Cost-only portions excluded
Any part of the contract that specifically provides for reimbursement of costs only must be excluded from the contract price. Those cost-reimbursement portions are not part of the base used to calculate progress payments under this section.
No payments beyond funds
The contracting officer may not make progress payments or increase the contract price beyond the funds obligated under the contract, as amended. Obligated funding is a hard cap, even if the contract price calculation or performance status would otherwise support a higher amount.
Responsibilities
Contracting Officer
Determine the correct contract price base for progress-payment purposes based on the contract type and any unpriced modifications, exclusions, or provisional increases. The contracting officer must also ensure progress payments and any price increases do not exceed the funds obligated under the contract as amended.
Contractor
Track the contract type, obligated funding, and any unpriced modifications to understand the maximum progress-payment base available. The contractor should not assume that target prices, adjustment clauses, or anticipated changes automatically increase the amount eligible for progress payments.
Agency
Maintain proper funding and contract administration controls so that obligated amounts are accurate and progress payments stay within available funds. The agency must ensure contract modifications and funding actions are documented before payments are made above prior limits.
Practical Implications
This section is critical when a contract is not a straightforward fixed-price award, because the progress-payment base can change depending on the contract type and whether modifications are priced or unpriced.
A common pitfall is treating an incentive target price, EPA clause, or expected modification as if it were already part of the contract price; under this rule, that is not always true.
Another frequent mistake is including cost-reimbursement portions in the progress-payment base, even though those portions must be excluded.
Contracting officers must watch the funding line carefully: even if the calculated contract price is higher, progress payments cannot exceed obligated funds.

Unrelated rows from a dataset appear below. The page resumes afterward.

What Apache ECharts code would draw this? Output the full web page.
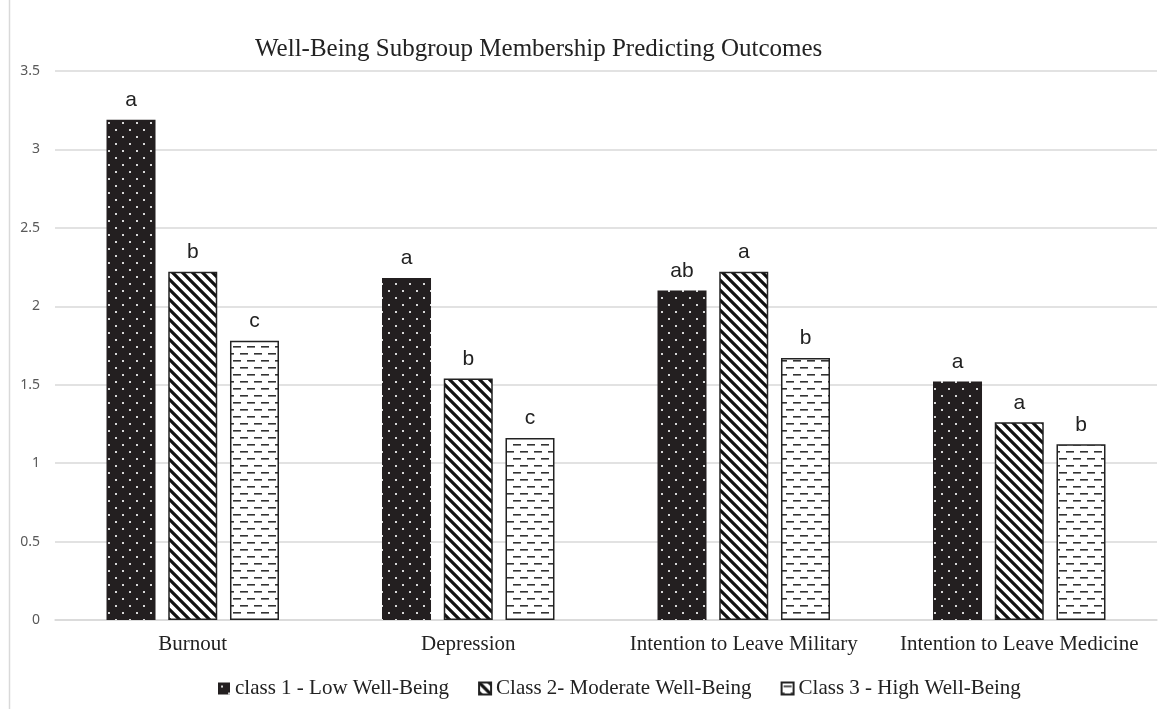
<!DOCTYPE html>
<html>
<head>
<meta charset="utf-8">
<script src="https://cdn.jsdelivr.net/npm/echarts@6/dist/echarts.min.js"></script>
<style>
    html, body { margin: 0; padding: 0; background: #fff; }
    #chart { width: 1170px; height: 709px; }
</style>
</head>
<body>
<div id="chart"></div>
<script>
    const categories = ['Burnout', 'Depression', 'Intention to Leave Military', 'Intention to Leave Medicine']
    const seriesNames = ['class 1 - Low Well-Being', 'Class 2- Moderate Well-Being', 'Class 3 - High Well-Being']
    const class1Values = [3.19, 2.18, 2.10, 1.52]
    const class2Values = [2.22, 1.54, 2.22, 1.26]
    const class3Values = [1.78, 1.16, 1.67, 1.12]
    const class1Letters = ['a', 'a', 'ab', 'a']
    const class2Letters = ['b', 'b', 'a', 'a']
    const class3Letters = ['c', 'c', 'b', 'b']

    // pattern tiles, drawn on small canvases
    function dotTile() {
        const c = document.createElement('canvas')
        c.width = 14
        c.height = 14
        const ctx = c.getContext('2d')
        ctx.fillStyle = '#231f20'
        ctx.fillRect(0, 0, 14, 14)
        ctx.fillStyle = '#d8d8d8'
        ctx.fillRect(3, 3, 2, 2)
        ctx.fillRect(10, 10, 2, 2)
        return c
    }

    function stripeTile() {
        const s = 10
        const c = document.createElement('canvas')
        c.width = s
        c.height = s
        const ctx = c.getContext('2d')
        ctx.fillStyle = '#fff'
        ctx.fillRect(0, 0, s, s)
        ctx.strokeStyle = '#111'
        ctx.lineWidth = 3.2
        ctx.beginPath()
        ctx.moveTo(-s, 0); ctx.lineTo(s, 2 * s)
        ctx.moveTo(0, 0); ctx.lineTo(s, s)
        ctx.moveTo(0, -s); ctx.lineTo(2 * s, s)
        ctx.stroke()
        return c
    }

    function dashTile() {
        const c = document.createElement('canvas')
        c.width = 14
        c.height = 14
        const ctx = c.getContext('2d')
        ctx.fillStyle = '#fff'
        ctx.fillRect(0, 0, 14, 14)
        ctx.fillStyle = '#333'
        ctx.fillRect(2, 3, 8, 1.6)
        ctx.fillRect(9, 10, 5, 1.6)
        ctx.fillRect(0, 10, 3, 1.6)
        return c
    }

    const patterns = [
        { image: dotTile(), repeat: 'repeat' },
        { image: stripeTile(), repeat: 'repeat' },
        { image: dashTile(), repeat: 'repeat' }
    ]
    const values = [class1Values, class2Values, class3Values]
    const letters = [class1Letters, class2Letters, class3Letters]

    const chart = echarts.init(document.getElementById('chart'), null, { renderer: 'canvas' })

    const series = seriesNames.map((name, i) => ({
        name: name,
        type: 'bar',
        data: values[i],
        barWidth: 49,
        barGap: '26%',
        itemStyle: {
            color: patterns[i],
            borderColor: i === 0 ? '#231f20' : '#222',
            borderWidth: i === 0 ? 0 : 1.5
        },
        label: {
            show: true,
            position: 'top',
            distance: 9,
            fontFamily: 'Liberation Sans',
            fontSize: 21,
            color: '#222',
            formatter: p => letters[i][p.dataIndex]
        }
    }))

    const options = {
        animation: false,
        backgroundColor: '#fff',
        title: {
            text: 'Well-Being Subgroup Membership Predicting Outcomes',
            left: 250,
            top: 32,
            textStyle: {
                fontFamily: 'Liberation Serif',
                fontWeight: 'normal',
                fontSize: 25,
                color: '#222'
            }
        },
        legend: {
            data: seriesNames,
            left: 213,
            top: 673,
            icon: 'rect',
            itemWidth: 12,
            itemHeight: 12,
            itemGap: 29,
            textStyle: {
                fontFamily: 'Liberation Serif',
                fontSize: 21,
                color: '#222'
            }
        },
        graphic: [{
            type: 'line',
            shape: { x1: 9.5, y1: 0, x2: 9.5, y2: 709 },
            style: { stroke: '#d9d9d9', lineWidth: 1.5 }
        }],
        grid: {
            left: 55,
            right: 13,
            top: 71,
            bottom: 89
        },
        xAxis: {
            type: 'category',
            data: categories,
            axisTick: { show: false },
            axisLine: { lineStyle: { color: '#d9d9d9', width: 1.5 } },
            axisLabel: {
                interval: 0,
                margin: 14,
                fontFamily: 'Liberation Serif',
                fontSize: 21,
                color: '#222'
            }
        },
        yAxis: {
            type: 'value',
            min: 0,
            max: 3.5,
            interval: 0.5,
            axisLine: { show: false },
            axisTick: { show: false },
            splitLine: { lineStyle: { color: '#d9d9d9', width: 1.5 } },
            axisLabel: {
                margin: 15,
                fontFamily: 'Noto Sans',
                fontSize: 14,
                color: '#595959'
            }
        },
        series: series
    }
    chart.setOption(options)
</script>
</body>
</html>
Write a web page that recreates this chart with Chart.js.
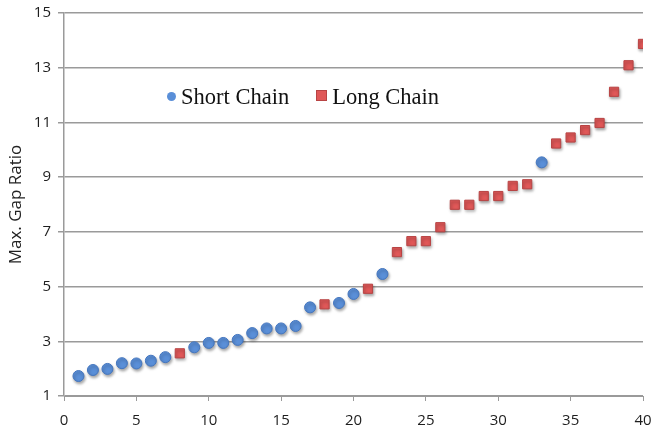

Contractors should verify that any provisional increase for a fixed-price incentive contract is actually authorized and limited to the ceiling or maximum price, not merely based on incurred costs exceeding the target price.
Official Regulatory Text
(a) For the purpose of making progress payments and determining the limitation on progress payments, the contract price shall be as follows: (1) Under firm-fixed price contracts, the contract price is the current amount fixed by the contract plus the not-to-exceed amount for any unpriced modifications. (2) If the contract is redeterminable or subject to economic price adjustment, the contract price is the initial price until modified. (3) Under a fixed-price incentive contract, the contract price is the target price plus the not-to-exceed amount of unpriced modifications. However, if the contractor’s properly incurred costs exceed the target price, the contracting officer may provisionally increase the price up to the ceiling or maximum price. (4) Under a letter contract, the contract price is the maximum amount obligated by the contract as modified. (5) Under an unpriced order issued against a basic ordering agreement, the contract price is the maximum amount obligated by the order, as modified. (6) Any portion of the contract specifically providing for reimbursement of costs only shall be excluded from the contract price. (b) The contracting officer shall not make progress payments or increase the contract price beyond the funds obligated under the contract, as amended.